Social worker Jessica Kim presents "Understanding Racialized Trauma," a conversation about how Asian Americans and other racial groups experience racism covertly and explicitly.
This program will be held virtually on the Zoom platform; please register for link. This program will not be recorded.
When people are faced with stressors beyond their capacity to successfully overcome, we can experience myriad physical, emotional, and cognitive reactions. Some effects are short-lived while others can have a lasting impact on how we perceive and interact with the world around us. The effects of racialized trauma impact our physical and mental well-being. Ultimately, trauma robs us of our most basic human need – safety.
Racialized trauma can be intergenerational. We can participate in either proactively partnering with our children or passively existing alongside them as they navigate their racist world alone. The former is our only chance at repairing the effects of hate and the latter is to repeat its legacy in another generation. Intergenerational trauma is perpetuated by the loss of conditions that are necessary for healing to be supported. But how do we begin to provide these conditions?
This conversation will help us think about how Asian Americans and other racial groups experience racism both covertly and explicitly.
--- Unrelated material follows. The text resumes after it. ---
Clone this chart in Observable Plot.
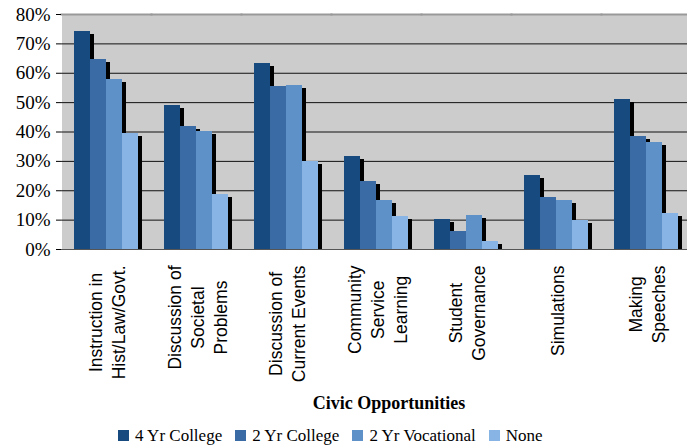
<!DOCTYPE html>
<html><head><meta charset="utf-8">
<script src="https://cdn.jsdelivr.net/npm/d3@7"></script>
<script src="https://cdn.jsdelivr.net/npm/@observablehq/plot@0.6"></script>
<style>
html,body{margin:0;padding:0;background:#fff}
#chart{position:relative;width:687px;height:445px;overflow:hidden}
#title{position:absolute;left:0;width:778px;top:393px;height:20px;line-height:20px;text-align:center;font:bold 18px "Liberation Serif",serif;color:#000}
#legend{position:absolute;left:118px;top:427px;height:17px;display:flex;align-items:center;font:17px "Liberation Serif",serif;color:#000;white-space:nowrap}
#legend .sw{width:11px;height:11px;margin-right:6px}
#legend .it{display:flex;align-items:center;margin-right:13px}
</style></head><body><div id="chart"></div><script>
const categories = ["Instruction in\nHist/Law/Govt.", "Discussion of\nSocietal\nProblems", "Discussion of\nCurrent Events", "Community\nService\nLearning", "Student\nGovernance", "Simulations", "Making\nSpeeches"];
const series = ["4 Yr College", "2 Yr College", "2 Yr Vocational", "None"];
const colors = ["#174a7e", "#3a6ba4", "#5e91c8", "#87b4e5"];
const college4 = [74.2, 49.0, 63.3, 31.7, 10.2, 25.2, 51.1];
const college2 = [64.7, 41.9, 55.5, 23.1, 6.1, 17.7, 38.5];
const vocational = [57.9, 40.2, 55.8, 16.7, 11.6, 16.7, 36.4];
const none = [39.4, 18.7, 29.9, 11.2, 2.7, 9.9, 12.3];
const yTicks = [0, 10, 20, 30, 40, 50, 60, 70, 80];
const xTitle = "Civic Opportunities";

const seriesValues = [college4, college2, vocational, none];
const rows = [];
categories.forEach((c, i) => series.forEach((s, j) => rows.push({category: c, series: s, value: seriesValues[j][i]})));

const W = 687, H = 388, mLeft = 58, mRight = -6, mTop = 14, mBottom = H - 249;
const fxBand = (W - mLeft - mRight) / categories.length;
const pxPerUnit = (H - mTop - mBottom) / 80;
const tickLen = 5;
const labelFont = "17.5px 'Liberation Sans'";
const ctx = document.createElement("canvas").getContext("2d");
ctx.font = labelFont;
const maxLen = categories.map(c => Math.max(...c.split("\n").map(l => ctx.measureText(l).width)));

const labelMarks = categories.map((c, i) => Plot.text([c], {
  fx: d => d, text: d => d, frameAnchor: "bottom", rotate: -90,
  textAnchor: "middle", lineAnchor: "middle", lineHeight: 1.3,
  dy: 16 + maxLen[i] / 2, fontFamily: "Liberation Sans", fontSize: 17.5, fill: "#000"
}));

const chart = Plot.plot({
  width: W, height: H,
  marginLeft: mLeft, marginRight: mRight, marginTop: mTop, marginBottom: mBottom,
  style: {fontFamily: "Liberation Serif", fontSize: "19px", background: "transparent", color: "#000"},
  fx: {domain: categories, padding: 0, axis: null},
  x: {domain: series, paddingInner: 0, paddingOuter: 0.75, axis: null},
  y: {domain: [0, 80], axis: null, label: null},
  color: {domain: series, range: colors},
  marks: [
    Plot.frame({fill: "#cccccc", stroke: "none", shapeRendering: "crispEdges"}),
    Plot.gridY(yTicks, {stroke: "#111", strokeOpacity: 1}),
    Plot.frame({anchor: "top", stroke: "#999", strokeWidth: 2}),
    Plot.barY(rows, {fx: "category", x: "series", y: "value", fill: "#000", dx: 4, insetTop: 3, shapeRendering: "crispEdges"}),
    Plot.barY(rows, {fx: "category", x: "series", y: "value", fill: "series", shapeRendering: "crispEdges"}),
    Plot.frame({anchor: "bottom", stroke: "#555"}),
    Plot.ruleX(categories, {fx: d => d, y1: 0, y2: -tickLen / pxPerUnit, dx: -fxBand / 2, stroke: "#555"}),
    Plot.ruleX([categories[0]], {fx: d => d, dx: -fxBand / 2, stroke: "#000"}),
    Plot.axisY(yTicks, {tickFormat: d => d + "%", tickSize: 5, tickPadding: 6, anchor: "left", label: null,
      fontFamily: "Liberation Serif", fontSize: 19, fill: "#000", stroke: "#000"}),
    ...labelMarks
  ]
});

const root = document.getElementById("chart");
root.appendChild(chart);
d3.select(chart).selectAll("text").filter(function() { return /%$/.test(this.textContent); })
  .attr("font-family", "Liberation Serif")
  .style("font-family", "'Liberation Serif', 'Times New Roman', serif")
  .style("font-size", "19px");
const title = document.createElement("div");
title.id = "title"; title.textContent = xTitle;
root.appendChild(title);
const legend = document.createElement("div");
legend.id = "legend";
series.forEach((s, j) => {
  const it = document.createElement("span"); it.className = "it";
  const sw = document.createElement("span"); sw.className = "sw"; sw.style.background = colors[j];
  const tx = document.createElement("span"); tx.textContent = s;
  it.appendChild(sw); it.appendChild(tx); legend.appendChild(it);
});
root.appendChild(legend);
</script></body></html>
Jessica C. Kim is a licensed clinical social worker, mental health advocate, and current PhD candidate in social welfare at the University of Pennsylvania. She serves on the boards of Make Us Visible NJ, Mustard Seed Generation and Asian American Alliance in South Jersey. Kim joined allies statewide to fight for the successful legislation of AAPI curricula in New Jersey and looks forward to its implementation.
Presented in partnership with Not In Our Town Princeton.